■ SET PROBLEM:
Go through the entries below and collect each line with the string "this" in it.

─── EXERCISE DATA ───

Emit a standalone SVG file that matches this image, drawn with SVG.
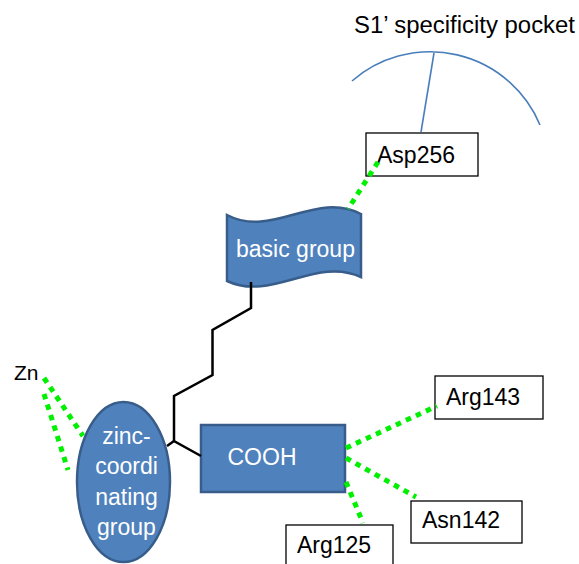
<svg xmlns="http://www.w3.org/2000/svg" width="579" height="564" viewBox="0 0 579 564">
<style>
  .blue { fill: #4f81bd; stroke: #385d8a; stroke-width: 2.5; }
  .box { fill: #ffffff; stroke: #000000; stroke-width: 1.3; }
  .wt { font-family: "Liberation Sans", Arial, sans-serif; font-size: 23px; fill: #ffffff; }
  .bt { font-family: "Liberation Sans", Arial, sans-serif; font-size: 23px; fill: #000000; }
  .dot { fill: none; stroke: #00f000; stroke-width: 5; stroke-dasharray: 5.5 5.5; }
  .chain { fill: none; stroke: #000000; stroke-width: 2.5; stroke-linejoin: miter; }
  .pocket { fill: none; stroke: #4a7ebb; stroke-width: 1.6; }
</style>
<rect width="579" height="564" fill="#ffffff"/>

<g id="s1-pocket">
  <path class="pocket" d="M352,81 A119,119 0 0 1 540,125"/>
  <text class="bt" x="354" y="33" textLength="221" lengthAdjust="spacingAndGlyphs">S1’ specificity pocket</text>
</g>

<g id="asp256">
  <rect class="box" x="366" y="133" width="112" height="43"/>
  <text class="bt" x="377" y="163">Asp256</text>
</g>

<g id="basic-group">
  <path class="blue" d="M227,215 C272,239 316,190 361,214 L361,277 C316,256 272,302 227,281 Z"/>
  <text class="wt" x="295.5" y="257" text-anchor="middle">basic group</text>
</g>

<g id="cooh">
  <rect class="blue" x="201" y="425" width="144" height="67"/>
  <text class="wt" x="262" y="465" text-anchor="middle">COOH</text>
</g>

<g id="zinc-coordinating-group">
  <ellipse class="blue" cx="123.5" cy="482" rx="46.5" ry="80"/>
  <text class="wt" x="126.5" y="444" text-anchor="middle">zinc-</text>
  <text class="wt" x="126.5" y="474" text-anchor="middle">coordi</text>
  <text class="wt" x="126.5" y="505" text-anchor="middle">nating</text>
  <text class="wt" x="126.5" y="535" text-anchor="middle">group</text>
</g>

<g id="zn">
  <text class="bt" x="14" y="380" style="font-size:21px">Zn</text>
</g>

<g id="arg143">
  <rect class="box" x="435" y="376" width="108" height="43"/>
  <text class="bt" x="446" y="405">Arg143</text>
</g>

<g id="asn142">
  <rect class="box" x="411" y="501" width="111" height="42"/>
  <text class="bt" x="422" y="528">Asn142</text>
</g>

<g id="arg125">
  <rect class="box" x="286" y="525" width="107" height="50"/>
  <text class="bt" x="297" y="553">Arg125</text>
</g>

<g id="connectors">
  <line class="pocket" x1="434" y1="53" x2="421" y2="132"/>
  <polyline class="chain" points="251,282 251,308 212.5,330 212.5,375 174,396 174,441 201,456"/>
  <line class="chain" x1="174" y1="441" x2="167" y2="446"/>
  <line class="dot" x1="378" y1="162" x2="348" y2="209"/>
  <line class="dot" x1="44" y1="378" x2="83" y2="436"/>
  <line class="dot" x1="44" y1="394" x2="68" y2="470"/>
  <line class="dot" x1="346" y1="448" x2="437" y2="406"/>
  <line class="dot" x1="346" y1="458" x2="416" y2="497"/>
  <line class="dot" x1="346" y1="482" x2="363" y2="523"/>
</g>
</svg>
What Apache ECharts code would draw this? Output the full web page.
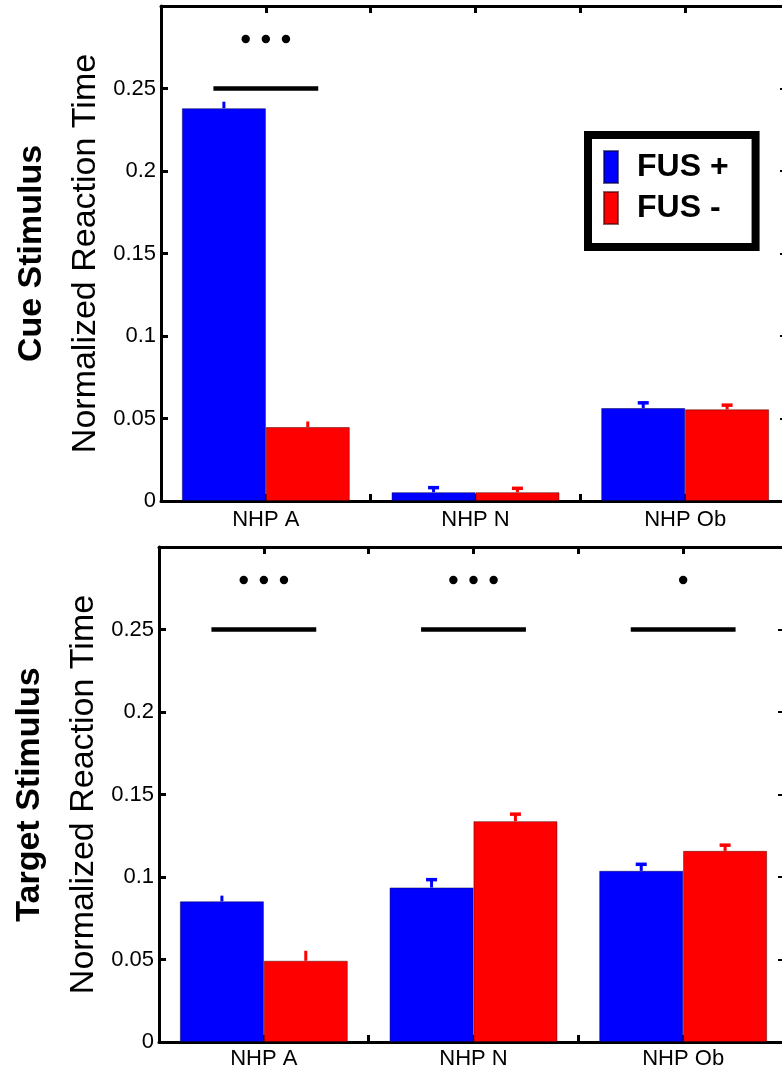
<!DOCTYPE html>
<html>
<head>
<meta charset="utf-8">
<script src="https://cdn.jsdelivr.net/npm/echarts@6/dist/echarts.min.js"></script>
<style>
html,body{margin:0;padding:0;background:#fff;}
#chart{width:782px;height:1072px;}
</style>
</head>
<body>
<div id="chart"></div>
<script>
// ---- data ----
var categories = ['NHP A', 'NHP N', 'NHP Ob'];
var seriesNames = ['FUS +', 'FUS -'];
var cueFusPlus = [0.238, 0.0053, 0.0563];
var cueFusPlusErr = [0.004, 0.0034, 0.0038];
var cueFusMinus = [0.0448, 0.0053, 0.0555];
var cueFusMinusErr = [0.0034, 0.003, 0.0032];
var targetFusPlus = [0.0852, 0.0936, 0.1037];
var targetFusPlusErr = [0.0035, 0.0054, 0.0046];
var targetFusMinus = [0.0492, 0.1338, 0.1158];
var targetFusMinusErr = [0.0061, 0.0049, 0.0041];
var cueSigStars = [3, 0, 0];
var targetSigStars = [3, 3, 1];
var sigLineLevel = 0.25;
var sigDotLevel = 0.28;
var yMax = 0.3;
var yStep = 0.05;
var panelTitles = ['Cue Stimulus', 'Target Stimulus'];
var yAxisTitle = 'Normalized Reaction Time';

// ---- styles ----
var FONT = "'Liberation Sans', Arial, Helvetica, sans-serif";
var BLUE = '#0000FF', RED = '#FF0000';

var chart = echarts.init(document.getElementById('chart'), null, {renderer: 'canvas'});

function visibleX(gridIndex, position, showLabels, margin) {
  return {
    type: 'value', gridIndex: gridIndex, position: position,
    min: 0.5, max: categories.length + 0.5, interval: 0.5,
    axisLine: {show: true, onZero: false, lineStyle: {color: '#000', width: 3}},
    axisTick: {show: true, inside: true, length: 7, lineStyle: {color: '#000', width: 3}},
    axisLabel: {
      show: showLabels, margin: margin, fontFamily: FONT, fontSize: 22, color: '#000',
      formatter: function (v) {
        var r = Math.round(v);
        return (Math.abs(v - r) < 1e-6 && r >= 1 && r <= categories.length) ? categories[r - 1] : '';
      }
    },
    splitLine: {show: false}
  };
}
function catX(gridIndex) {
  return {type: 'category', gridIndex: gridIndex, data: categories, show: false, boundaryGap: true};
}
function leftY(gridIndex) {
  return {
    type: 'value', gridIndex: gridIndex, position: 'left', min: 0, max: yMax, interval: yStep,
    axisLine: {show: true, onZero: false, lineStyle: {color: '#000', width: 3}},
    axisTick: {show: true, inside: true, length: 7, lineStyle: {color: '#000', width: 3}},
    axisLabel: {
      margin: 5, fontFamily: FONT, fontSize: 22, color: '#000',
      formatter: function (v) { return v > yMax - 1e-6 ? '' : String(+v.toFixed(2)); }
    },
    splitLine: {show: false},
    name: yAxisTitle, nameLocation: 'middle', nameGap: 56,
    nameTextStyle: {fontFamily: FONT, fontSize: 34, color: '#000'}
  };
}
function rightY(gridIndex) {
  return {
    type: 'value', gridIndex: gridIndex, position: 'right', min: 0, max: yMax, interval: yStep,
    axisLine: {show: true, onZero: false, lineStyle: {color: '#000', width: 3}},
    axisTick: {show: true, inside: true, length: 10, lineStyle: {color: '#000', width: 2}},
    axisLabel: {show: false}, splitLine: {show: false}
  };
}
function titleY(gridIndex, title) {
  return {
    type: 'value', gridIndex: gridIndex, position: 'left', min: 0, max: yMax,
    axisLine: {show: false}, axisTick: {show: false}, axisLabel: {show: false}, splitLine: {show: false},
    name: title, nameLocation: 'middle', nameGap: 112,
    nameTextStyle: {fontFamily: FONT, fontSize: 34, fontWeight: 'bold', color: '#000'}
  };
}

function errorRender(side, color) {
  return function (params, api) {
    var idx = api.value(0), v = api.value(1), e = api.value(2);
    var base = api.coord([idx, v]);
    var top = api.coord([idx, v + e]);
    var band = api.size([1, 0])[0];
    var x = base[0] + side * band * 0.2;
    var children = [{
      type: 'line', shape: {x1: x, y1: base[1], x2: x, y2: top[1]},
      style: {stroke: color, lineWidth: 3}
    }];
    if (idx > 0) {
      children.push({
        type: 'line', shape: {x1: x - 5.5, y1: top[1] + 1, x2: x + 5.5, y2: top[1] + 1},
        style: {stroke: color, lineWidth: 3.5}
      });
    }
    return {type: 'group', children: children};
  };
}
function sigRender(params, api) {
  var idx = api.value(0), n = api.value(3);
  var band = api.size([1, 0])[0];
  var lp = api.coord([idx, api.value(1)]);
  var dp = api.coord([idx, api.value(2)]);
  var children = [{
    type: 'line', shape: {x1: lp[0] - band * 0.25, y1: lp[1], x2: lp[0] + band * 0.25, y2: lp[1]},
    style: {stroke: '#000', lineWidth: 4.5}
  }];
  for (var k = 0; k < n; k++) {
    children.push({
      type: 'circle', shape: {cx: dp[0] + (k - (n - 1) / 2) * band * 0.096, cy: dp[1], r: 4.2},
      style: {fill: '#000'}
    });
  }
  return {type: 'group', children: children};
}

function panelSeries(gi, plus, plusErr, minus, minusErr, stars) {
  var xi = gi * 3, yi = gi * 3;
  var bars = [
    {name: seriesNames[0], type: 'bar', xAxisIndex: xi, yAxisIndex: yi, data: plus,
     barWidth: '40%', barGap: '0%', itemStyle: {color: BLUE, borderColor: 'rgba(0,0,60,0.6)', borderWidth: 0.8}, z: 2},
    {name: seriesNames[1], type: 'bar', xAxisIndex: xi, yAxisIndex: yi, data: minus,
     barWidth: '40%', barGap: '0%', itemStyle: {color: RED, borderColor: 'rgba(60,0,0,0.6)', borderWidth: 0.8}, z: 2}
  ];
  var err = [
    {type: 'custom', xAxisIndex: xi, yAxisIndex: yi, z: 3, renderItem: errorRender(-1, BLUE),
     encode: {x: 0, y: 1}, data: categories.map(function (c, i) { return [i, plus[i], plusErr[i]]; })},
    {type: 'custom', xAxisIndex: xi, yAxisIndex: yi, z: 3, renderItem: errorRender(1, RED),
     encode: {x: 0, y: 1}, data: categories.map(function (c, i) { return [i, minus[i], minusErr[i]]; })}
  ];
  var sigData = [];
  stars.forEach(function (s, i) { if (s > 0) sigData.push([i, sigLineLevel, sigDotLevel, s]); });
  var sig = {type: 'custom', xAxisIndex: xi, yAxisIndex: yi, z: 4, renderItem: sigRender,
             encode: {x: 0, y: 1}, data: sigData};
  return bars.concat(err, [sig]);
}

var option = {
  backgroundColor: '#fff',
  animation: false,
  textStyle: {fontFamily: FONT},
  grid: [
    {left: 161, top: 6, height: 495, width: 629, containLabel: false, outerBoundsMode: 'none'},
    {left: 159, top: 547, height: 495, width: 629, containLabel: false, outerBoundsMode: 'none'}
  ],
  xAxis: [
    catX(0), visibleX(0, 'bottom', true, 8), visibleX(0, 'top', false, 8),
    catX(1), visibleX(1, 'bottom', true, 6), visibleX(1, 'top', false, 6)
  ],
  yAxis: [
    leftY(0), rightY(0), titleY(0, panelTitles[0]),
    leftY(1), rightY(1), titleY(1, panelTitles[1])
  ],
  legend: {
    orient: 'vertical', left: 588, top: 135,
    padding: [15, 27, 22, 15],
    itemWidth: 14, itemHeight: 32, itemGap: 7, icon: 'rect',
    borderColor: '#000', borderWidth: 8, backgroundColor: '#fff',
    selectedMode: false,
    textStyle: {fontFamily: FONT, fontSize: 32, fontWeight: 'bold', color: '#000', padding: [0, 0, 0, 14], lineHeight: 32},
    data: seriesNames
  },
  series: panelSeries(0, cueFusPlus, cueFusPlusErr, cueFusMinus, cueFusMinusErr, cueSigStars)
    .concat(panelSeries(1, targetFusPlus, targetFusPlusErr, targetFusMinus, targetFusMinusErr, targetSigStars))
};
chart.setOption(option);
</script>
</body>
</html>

───

■ THE SOLUTION:
Emit a standalone SVG file that matches this image, drawn with SVG.
What Apache ECharts code would draw this? Output the full web page.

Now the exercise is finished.